The concept of moral hazard comes into play when an entity takes risks it might have otherwise avoided because it is protected by a third party — often insurance or contemporary government bailouts. In the sub-prime crisis, those writing the loans often faced little risk since they sold sour mortgages to others. Giant Lehman Brothers was allowed to fail, in part, as a means of reminding investors they must accept losses as well as gains.

Stemming corporate pyramid schemes

Every business strives to become larger. If they are investor-owned, there is continuing pressure to share ever larger gains with stockholders. In fact, these companies have a legal obligation to do so. To appear as delivering, some companies go so far as to “cook the books.” Lehman, for example, hid billions in losses by lending toxic assets to other firms at the end each quarter to take them off its balance sheet. The practice continues at other firms.
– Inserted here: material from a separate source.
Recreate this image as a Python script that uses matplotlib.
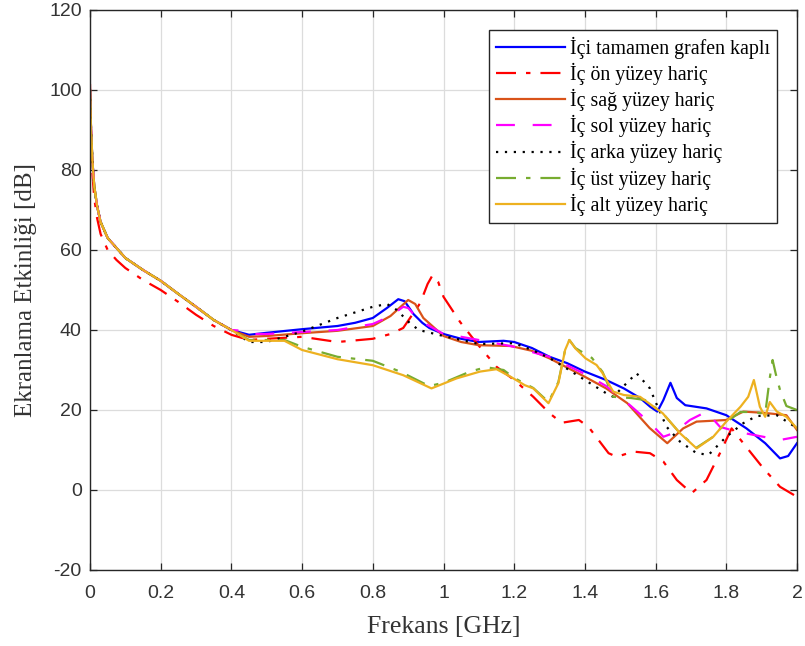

At a certain point there is not enough money to fuel corporate growth. Globalization was a short term solution for companies who could no longer sell enough at home. Now, the world’s corporate water trough is emptying. Unless buyers are found on nearby planets, collapse is inevitable just like any other pyramid scheme.

Trickle down or drought on Main Street

U.S._TreasuryIt’s a marketing problem. There are half as many banks now as there were 20 years ago and who knows how many local department stores, hardware stores and bakeries have been wiped out by Wal-Mart, Home Depot and Dunkin Donuts. Deregulation has also left us with fewer, but larger utilities. The local impact is dramatic and frightful.

Small businesses, community banks and even the media now have fewer customers and prospects as it is inherently more difficult to pitch and win business from the large conglomerates. And, since the biggest companies need to continually find economies to support investors, local jobs are sacrificed. Is it really a mystery why the nation’s unemployment rate hovers at 10 percent?

Asking consumers to buy local or “made in USA” products and services is not a solution. Cash-strapped consumers now rely on the ostensibly lower prices of the major conglomerates even though their fiscal woes are directly related to the excesses of these same companies.

Even foreign policy is being twisted by events. The “special relationship” between the United States and Great Britain is being threatened by the BP oil crisis, for example.

Logical solutions are elusive since there are few unbiased voices today. Political leaders, bankrolled by special interests, create daily distractions with their vitriol. Economic pressure on the media results in meaningless sound bites and opinion disguised as news. Americans are often left ignorantly lobbying against their own best interests — whether the issue is healthcare, taxes or social concerns — because they have been directed to choose sides without comprehending the ramifications of these positions.

Ultimately saner minds must prevail. Government’s role — to reign in corporate extremism, foster truly free markets or devise a rational compromise — must be defined. Who will step up to the plate?